Asia Pacific Financial Firms Lag in Rigorous Climate Standards, PwC Finds
APAC financial institutions face challenges in meeting rigorous climate targets, leveraging scenario analysis and integrating biodiversity frameworks.
While 52 percent of financial institutions in the Asia Pacific region have pledged net-zero emissions, only 17 percent meet the Science Based Targets initiative standards, according to PwC.
In its recent report, Sustainability Counts III – Financial Services Deep Dive, the global consultancy firm found that the lack of a standardized validation raised concerns about the credibility of these targets.
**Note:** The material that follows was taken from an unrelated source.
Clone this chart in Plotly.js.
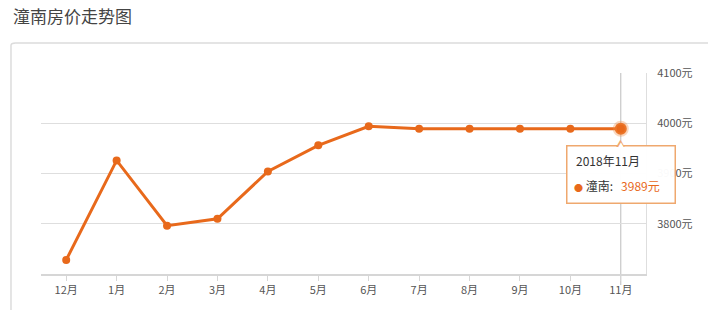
<!DOCTYPE html>
<html>
<head>
<meta charset="utf-8">
<script src="https://cdn.plot.ly/plotly-3.0.1.min.js"></script>
<style>
html,body{margin:0;padding:0;background:#fff;}
#chart{width:708px;height:310px;}
</style>
</head>
<body>
<div id="chart"></div>
<script>
const months = ['12月','1月','2月','3月','4月','5月','6月','7月','8月','9月','10月','11月'];
const prices = [3728, 3926, 3796, 3810, 3904, 3956, 3994, 3989, 3989, 3989, 3989, 3989];
const yTicks = [3800, 3900, 4000, 4100];
const yTickLabels = ['3800元', '3900元', '4000元', '4100元'];
const seriesName = '潼南';
const tooltipTitle = '2018年11月';
const chartTitle = '潼南房价走势图';

const orange = '#e8691b';
const font = '"Noto Sans CJK SC", "Noto Sans", sans-serif';
const last = months.length - 1;

const traces = [
  {
    x: months, y: prices, type: 'scatter', mode: 'lines+markers',
    line: {color: orange, width: 3},
    marker: {color: orange, size: 8},
    hoverinfo: 'skip', cliponaxis: false
  },
  {
    x: [months[last]], y: [prices[last]], type: 'scatter', mode: 'markers',
    marker: {color: orange, size: 12, line: {color: 'rgba(240,140,70,0.35)', width: 4}},
    hoverinfo: 'skip', cliponaxis: false
  }
];

const tipBase = {xref: 'x', yref: 'y', x: months[last], y: prices[last], showarrow: false};

const layout = {
  width: 708, height: 310,
  margin: {l: 41, r: 62, t: 73, b: 36},
  paper_bgcolor: '#ffffff', plot_bgcolor: '#ffffff',
  showlegend: false,
  font: {family: font, color: '#555', size: 11},
  xaxis: {
    type: 'category', range: [-0.5, months.length - 0.5],
    showgrid: false, zeroline: false,
    showline: true, linecolor: '#d6d6d6', linewidth: 2,
    ticks: 'outside', ticklen: 5, tickcolor: '#d6d6d6', tickwidth: 1,
    tickfont: {size: 11, color: '#555', family: font},
    fixedrange: true
  },
  yaxis: {
    side: 'right', range: [3700, 4100],
    tickmode: 'array', tickvals: yTicks, ticktext: yTickLabels,
    showgrid: true, gridcolor: '#dedede', gridwidth: 1,
    zeroline: false, showline: true, linecolor: '#dedede', linewidth: 1,
    ticks: '', ticklabelstandoff: 8,
    tickfont: {size: 11, color: '#555', family: font},
    fixedrange: true
  },
  shapes: [
    // card border
    {type: 'path', xref: 'paper', yref: 'paper',
     path: 'M -0.0496 -0.2 L -0.0496 1.137 Q -0.0496 1.149 -0.042 1.149 L 1.2 1.149',
     line: {color: '#dcdcdc', width: 1.5}, layer: 'below'},
    // crosshair
    {type: 'line', xref: 'x', yref: 'paper', x0: months[last], x1: months[last], y0: -0.055, y1: 1,
     line: {color: '#bdbdbd', width: 1}, layer: 'below'}
  ],
  annotations: [
    {xref: 'paper', yref: 'paper', x: -0.05, y: 1.284, xanchor: 'left', yanchor: 'middle',
     text: chartTitle, showarrow: false, font: {size: 17, color: '#444', family: font}},
    // tooltip box
    Object.assign({}, tipBase, {xanchor: 'center', yanchor: 'top', yshift: -16, text: ' ',
      width: 105, height: 54, bgcolor: 'rgba(255,255,255,0.97)', bordercolor: '#efa86e',
      borderwidth: 1.5, borderpad: 1, font: {size: 10}}),
    // tooltip notch
    Object.assign({}, tipBase, {xanchor: 'center', yanchor: 'middle', yshift: -15, text: '▲',
      font: {size: 9, color: '#efa86e', family: font}}),
    Object.assign({}, tipBase, {xanchor: 'center', yanchor: 'middle', yshift: -17, text: '▲',
      font: {size: 8, color: '#ffffff', family: font}}),
    // tooltip lines
    Object.assign({}, tipBase, {xanchor: 'left', yanchor: 'middle', xshift: -47, yshift: -32,
      text: tooltipTitle, font: {size: 12, color: '#333', family: font}}),
    Object.assign({}, tipBase, {xanchor: 'left', yanchor: 'middle', xshift: -49, yshift: -57,
      text: '<span style="color:' + orange + ';font-size:9px">●</span> ' + seriesName + ':   ' +
            '<span style="color:' + orange + '">' + prices[last] + '元</span>',
      font: {size: 12, color: '#333', family: font}})
  ]
};

Plotly.newPlot('chart', traces, layout, {displayModeBar: false, staticPlot: true});
</script>
</body>
</html>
The study, which examined sustainability disclosures from 129 listed financial firms across 14 APAC jurisdictions, including India, found that the slow adoption of SBTi guidelines reflects the rigorous demands of these standards and uncertainty surrounding emerging protocols.
Further research revealed that only a few firms using the SBTi’s Corporate Net Zero standards have extended their targets to their financed emissions or the emissions generated by the activities they finance.
“The low levels of SBTi alignment and lower levels still of target validation can likely be attributed in part to the demanding nature of the SBTi requirements themselves,” stated the report.
Scenario Analysis: A Missing Link
The study further found that scenario analysis, a critical tool for assessing climate risks, is underutilized, with only 23 percent of institutions engaging in qualitative and quantitative approaches.
Scenario analysis involves modeling various plausible futures, such as rising global temperatures or policy changes, to understand how these scenarios could affect the value of investments, assets, and operations.
However, the report said that this number could rise in the near term, considering increasing expectations from regulators on financial institutions regarding the use of scenario analysis.
“Climate scenario analysis should not be seen as ‘just a paper exercise’ but as a means to fully interrogate the resilience of the financial institution,” the report stated.
Regulatory pressures may drive adoption in the coming years as countries like Hong Kong, New Zealand, and Japan emphasize scenario analysis in their financial regulations.
Biodiversity and Nature: The Next Frontier
Nearly 50 percent of financial institutions include biodiversity in their sustainability reporting, yet engagement with new frameworks, such as the Taskforce on Nature-related Financial Disclosures, remains limited.
“This is perhaps to be expected, given the TNFD only released its final recommendations in September 2023. Since then, however, there have been further developments that may help catalyze engagement among financial institutions with the nature and biodiversity imperative,” the report stated.
At the 2024 United Nations Biodiversity Conference this year in Colombia, new papers from the TNFD and the Glasgow Financial Alliance for Net Zero reflected the view that nature and biodiversity elements are not sufficiently accounted for by firms using existing transition planning guidelines.
Assurance and Accountability
Nearly 65 percent of financial institutions sought external assurance for their sustainability reports, while the rest sought internal guarantees, signaling an increasing commitment to transparency.
Among those financial institutions that have sought external assurance, 93 percent have opted for limited assurance, while 16 percent have done a reasonable/high external assurance.
Most firms opted for limited assurance, with standards such as the International Standard on Assurance Engagements 3000, a framework for assurance engagements.
As regulatory pressures intensify and the importance of transparency in sustainability practices becomes ever more apparent, financial institutions must embrace these challenges as obligations and opportunities to lead in the transition to a more resilient and sustainable future.
“Forward-thinking institutions that embrace rigorous ESG practices today will be better equipped to navigate the complexities of tomorrow,” the report summed up.